Having been involved with the Democratic Party since she was first able to vote, for Franklin D. Roosevelt, in 1968 Butterworth became chair of the presidential campaign for Eugene McCarthy for Connecticut and served that year as a delegate to the Democratic National Convention. Opposed to the Vietnam War, she attended peace rallies and in 1971, Butterworth, as a member of the American Friends Service Committee, traveled with 169 delegates to Paris to discuss terms to attain peace to end the war. A committed pacifist, she wanted an immediate end to the war, but after the conference felt that if the United States Government did not initiate a peace plan, with a scheduled withdrawal, the conflict would be prolonged. For decades Butterworth protested every Saturday, in West Hartford Center, against war, including those in Nicaragua, Iran and Iraq, as well as in opposition to nuclear arms. She also served on the national board of the Committee for a Sane Nuclear Policy, known simply as SANE.
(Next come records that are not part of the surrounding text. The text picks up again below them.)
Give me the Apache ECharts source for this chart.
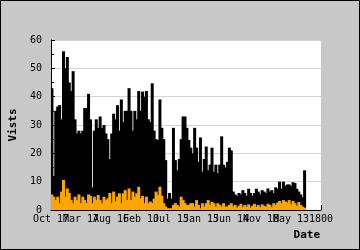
<!DOCTYPE html>
<html>
<head>
<meta charset="utf-8">
<script src="https://cdn.jsdelivr.net/npm/echarts@6/dist/echarts.min.js"></script>
<style>
html,body{margin:0;padding:0;background:#c8c8c8;}
#c{width:360px;height:250px;}
</style>
</head>
<body>
<div id="c"></div>
<script>
// Tick labels along the date axis
var tickLabels = ['Oct 17','Mar 17','Aug 16','Feb 10','Jul 15','Jan 15','Jun 14','Nov 18','May 13','1800'];
// Total visits (black bars)
var visits = [43,12,35,36.5,37,32,56,50,54,45,42,49,32,27,28,27,28,36,36,41,32,8,28,32,29,33,29,30,27,25,
  18,27,34,32,37,28,39,31,35,35,43,35,28,35,32,42,35,41.8,40,42,32,31,44.7,28,25,24.7,39,29,25,17.6,
  4,6,4,29,17.6,14,18,25,33,33,29,24.7,22,20,29,22,17,25.6,13.5,18,22.4,14,16,22,13.5,16,13,16,26,16,
  15,17,22,21,6.5,5.5,5,6,5.5,7,6,5,7.5,6,5,6,7.5,6.5,5.5,7,6.5,6,7.6,6.5,7,6,8,7.5,10,7.5,
  10,8.5,9,9,8.5,9.8,9.5,7.5,6.5,5.5,4.5,14];
// Unique visits (orange bars)
var uniqueVisits = [5.5,4.7,3.5,4.7,2.4,6.5,10.6,4.7,7.6,6,3.5,2.4,4.7,3.5,5.5,2.4,4.7,3.5,2.4,5.5,5,2.4,4.7,3.5,5.3,3.5,2.4,4.7,3.5,4.1,
  6,2.4,6.5,3,4.7,5.9,2.4,5.9,7,3.5,7.6,3.5,6.5,4.7,5.9,8.2,4.1,5,2.4,4.7,2.4,3,2.4,4,6.5,5.3,8.2,5,2.4,1.2,
  0.6,0.6,0.6,1.8,2.4,1.8,1.2,4.7,3.5,2.4,1.8,1.8,2.4,2.4,1.2,3.5,1.8,0.6,2.4,1.2,2.4,3.5,1.8,2.9,2.4,1.2,2.4,1.8,1.2,2.4,
  1.2,1.2,1.8,2.4,1.2,1.8,0.8,1.5,2.2,1.0,1.8,1.2,2.0,0.8,1.5,2.2,1.2,1.8,1.0,2.0,1.5,1.2,2.2,1.8,1.0,2.4,1.8,2.6,3.2,2.4,
  3.5,3.0,2.6,3.5,2.0,3.2,2.4,1.5,2.8,1.8,1.2,0.8];
var slotCount = 140;
var slots = [];
for (var i = 0; i < slotCount; i++) slots.push(i);

var mono = 'DejaVu Sans Mono';
function labelAxis(parity, main) {
  return {
    type: 'value', min: 0, max: tickLabels.length - 1, interval: 1, position: 'bottom', offset: 0,
    name: main ? 'Date' : '', nameLocation: 'end', nameGap: -1,
    nameTextStyle: {fontFamily: mono, fontWeight: 'bold', fontSize: 11, color: '#000', align: 'right', verticalAlign: 'top', padding: [20,0,0,0]},
    axisLine: {show: main, lineStyle: {color: '#000', width: 1}},
    axisTick: {show: main, inside: true, length: 5, lineStyle: {color: '#000'}},
    axisLabel: {fontFamily: mono, fontSize: 10, color: '#000', margin: 4, hideOverlap: false,
      showMinLabel: true, showMaxLabel: true,
      formatter: function (v) { var k = Math.round(v); return (k % 2 === parity) ? tickLabels[k] : ''; }},
    splitLine: {show: false}
  };
}
var chart = echarts.init(document.getElementById('c'), null, {renderer:'canvas'});
chart.setOption({
  animation: false,
  backgroundColor: '#c8c8c8',
  grid: {left: 41, top: 40, right: 39, bottom: 40, show: true, backgroundColor: '#ffffff', borderWidth: 0},
  xAxis: [
    {type: 'category', data: slots, show: false, boundaryGap: true},
    labelAxis(0, true),
    labelAxis(1, false)
  ],
  yAxis: {
    type: 'value', min: 0, max: 60, interval: 10,
    name: 'Vists', nameLocation: 'middle', nameGap: 28, nameRotate: 90,
    nameTextStyle: {fontFamily: mono, fontWeight: 'bold', fontSize: 11, color: '#000'},
    axisLine: {show: true, lineStyle: {color: '#000', width: 1}},
    axisTick: {show: true, inside: true, length: 4, lineStyle: {color: '#000'}},
    minorTick: {show: true, splitNumber: 2, length: 3, lineStyle: {color: '#000'}},
    axisLabel: {fontFamily: mono, fontSize: 10, color: '#000', margin: 9, showMinLabel: true, showMaxLabel: true},
    splitLine: {show: true, lineStyle: {color: '#d4d4d4', width: 1}}
  },
  graphic: [{type: 'rect', z: 100, shape: {x: 0.5, y: 0.5, width: 359, height: 249}, style: {fill: null, stroke: '#000', lineWidth: 1}}],
  series: [
    {type: 'bar', xAxisIndex: 0, data: visits, barWidth: 3, barGap: '-100%', itemStyle: {color: '#000000'}},
    {type: 'bar', xAxisIndex: 0, data: uniqueVisits, barWidth: 3, barGap: '-100%', itemStyle: {color: '#ffa500'}}
  ]
});
</script>
</body>
</html>
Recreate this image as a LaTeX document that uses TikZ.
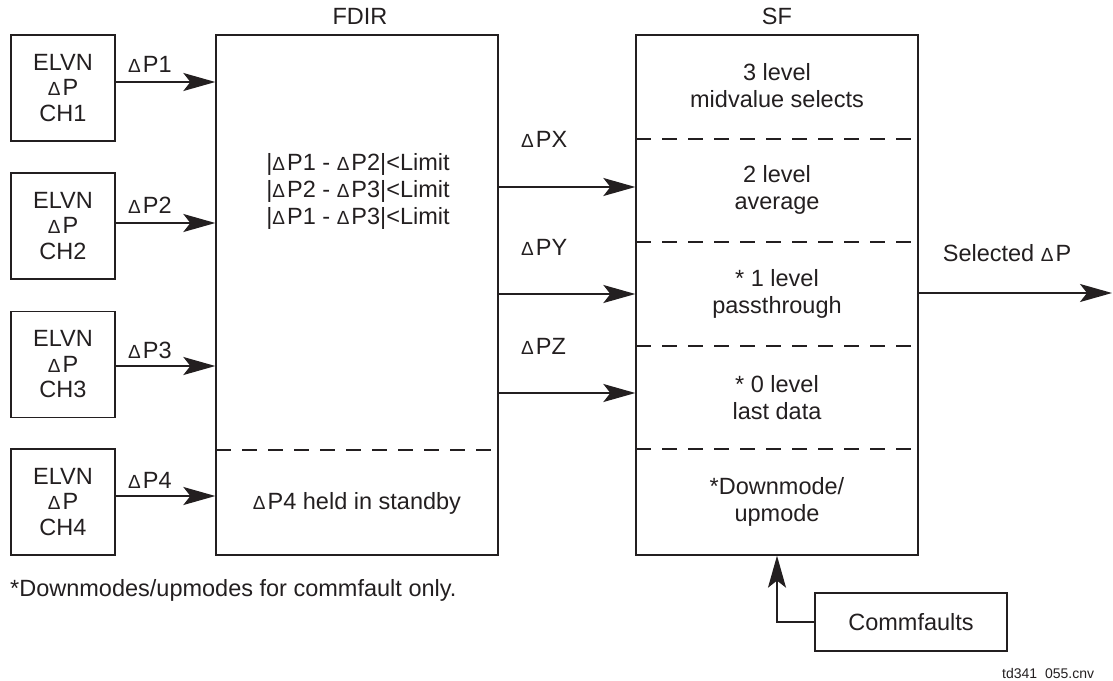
\documentclass[tikz,border=0pt]{standalone}
\usepackage{fontspec}
\setmainfont{Liberation Sans}
\usetikzlibrary{arrows.meta}
\definecolor{ink}{HTML}{231F20}
\newcommand\dd{{\fontsize{19pt}{19pt}\selectfont Δ}\kern2pt}
\tikzset{
  txt/.style={font=\fontsize{23.5pt}{27pt}\selectfont, text=ink, inner sep=0pt, align=center},
  chbox/.style={draw=ink, line width=1.3pt, minimum width=104pt, minimum height=106pt, txt, font=\fontsize{23.5pt}{25.5pt}\selectfont},
  bigbox/.style={draw=ink, line width=1.3pt, minimum width=282pt, minimum height=520pt, inner sep=0pt},
  arr/.style={draw=ink, line width=1.8pt, -{Stealth[length=32pt, width=18pt, inset=7pt]}},
  dsh/.style={draw=ink, line width=1.1pt, dash pattern=on 15pt off 11pt},
}
\begin{document}
\begin{tikzpicture}[x=1pt, y=-1pt]
\useasboundingbox (0,0) rectangle (1113,680);
% channel boxes
\node[chbox] (c1) at (63,88) {ELVN\\\dd P\\CH1};
\node[chbox] (c2) at (63,226) {ELVN\\\dd P\\CH2};
\node[chbox] (c3) at (63,364.5) {ELVN\\\dd P\\CH3};
\node[chbox] (c4) at (63,502) {ELVN\\\dd P\\CH4};
% FDIR and SF boxes
\node[bigbox] (fdir) at (357,295) {};
\node[bigbox] (sf) at (777,295) {};
\node[txt] (tfdir) at (360,16) {FDIR};
\node[txt] (tsf) at (777,16) {SF};
% dashed separators
\draw[dsh] (216,450) -- (498,450);
\draw[dsh] (636,139) -- (918,139);
\draw[dsh] (636,242) -- (918,242);
\draw[dsh] (636,346) -- (918,346);
\draw[dsh] (636,449) -- (918,449);
% FDIR texts
\node[txt] (lim) at (358,191) {|\dd P1 - \dd P2|<Limit\\|\dd P2 - \dd P3|<Limit\\|\dd P1 - \dd P3|<Limit};
\node[txt] (stby) at (357,503) {\dd P4 held in standby};
% SF texts
\node[txt] (s3) at (777,85.5) {3 level\\midvalue selects};
\node[txt] (s2) at (777,189.5) {2 level\\average};
\node[txt] (s1) at (777,293.5) {* 1 level\\passthrough};
\node[txt] (s0) at (777,397.5) {* 0 level\\last data};
\node[txt] (sd) at (777,501.5) {*Downmode/\\upmode};
% channel arrows
\coordinate (a1) at (115,82);
\coordinate (a2) at (115,223);
\coordinate (a3) at (115,366);
\coordinate (a4) at (115,496);
\draw[arr] (a1) -- (a1 -| fdir.west);
\draw[arr] (a2) -- (a2 -| fdir.west);
\draw[arr] (a3) -- (a3 -| fdir.west);
\draw[arr] (a4) -- (a4 -| fdir.west);
\node[txt, anchor=west] (l1) at (128,64) {\dd P1};
\node[txt, anchor=west] (l2) at (128,205) {\dd P2};
\node[txt, anchor=west] (l3) at (128,350) {\dd P3};
\node[txt, anchor=west] (l4) at (128,480) {\dd P4};
% FDIR -> SF arrows
\coordinate (bx) at (498,187);
\coordinate (by) at (498,294);
\coordinate (bz) at (498,393);
\draw[arr] (bx) -- (bx -| sf.west);
\draw[arr] (by) -- (by -| sf.west);
\draw[arr] (bz) -- (bz -| sf.west);
\node[txt, anchor=west] (lx) at (521,139) {\dd PX};
\node[txt, anchor=west] (ly) at (521,247) {\dd PY};
\node[txt, anchor=west] (lz) at (521,346) {\dd PZ};
% output
\coordinate (o1) at (918,293);
\coordinate (o2) at (1112,293);
\draw[arr] (o1) -- (o2);
\node[txt] (lsel) at (1007,253) {Selected \dd P};
% commfaults
\node[draw=ink, line width=1.3pt, minimum width=192pt, minimum height=58pt, txt] (cf) at (911,622) {Commfaults};
\draw[arr] (cf.west) -| (sf.south);
% footnotes
\node[txt, anchor=base west] (fn) at (10,596) {*Downmodes/upmodes for commfault only.};
\node[txt, anchor=west, font=\fontsize{14pt}{14pt}\selectfont] (td) at (1002,673) {td341\ \ 055.cnv};
\end{tikzpicture}
\end{document}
In 1975, Governor Ella Grasso appointed Butterworth to serve on the state's Public Utilities Control Authority and made her chair in 1978, the first woman to hold the leadership position. Though she led the government body, in May 1979, Butterworth was fired by Grasso and then accepted the post as president of the Hartford College for Women. The post was temporary, as the previous president had resigned and was slated to be replaced in September 1980. In 1981, she ran for a seat on the West Hartford Town Council and won with 11,222 votes, more than any other Democratic candidate. Butterworth traveled to Nicaragua in 1984 as an international observer to the first democratic election held in the country in ten years. She was critical of the United States' policies in Central America fearing that tensions might escalate into a "second Vietnam". In the election of 1985, Butterworth decided not to run for reelection to the town council.

By the 1990s, Butterworth was working as the town historian and served on the committee planning events for the sesquicentennial of West Hartford. In 1995, she attended the World Conference on Women, hosted in Beijing. To give a more balanced history of West Hartford, she wrote a book in 1997, researched by Sally Whipple, to relate the history of African American contributions to the community. Her book, as well as an earlier town history by Ellsworth Grant, were eventually published in 2001 as Celebrate! West Hartford: An illustrated history, when Richard "Dick" Woodworth joined them to help get the stalled project to press. In 2008, she wrote her memoirs, never intending them for publication, but in 2010 Just Say Yes was published. In 2018, Lull Before the Storm taken from her diary kept during her 1938 trip to Heidelberg became Butterworth's fourth book.

==Death and legacy==
Butterworth died from heart disease on July 9, 2019, in Bloomfield, Connecticut, where she had been in hospice care. Her papers were donated to the Thomas J. Dodd Research Center at the University of Connecticut Libraries. A gallery at the Hartford College for Women was named Miriam B. Butterworth Art Gallery in her honor.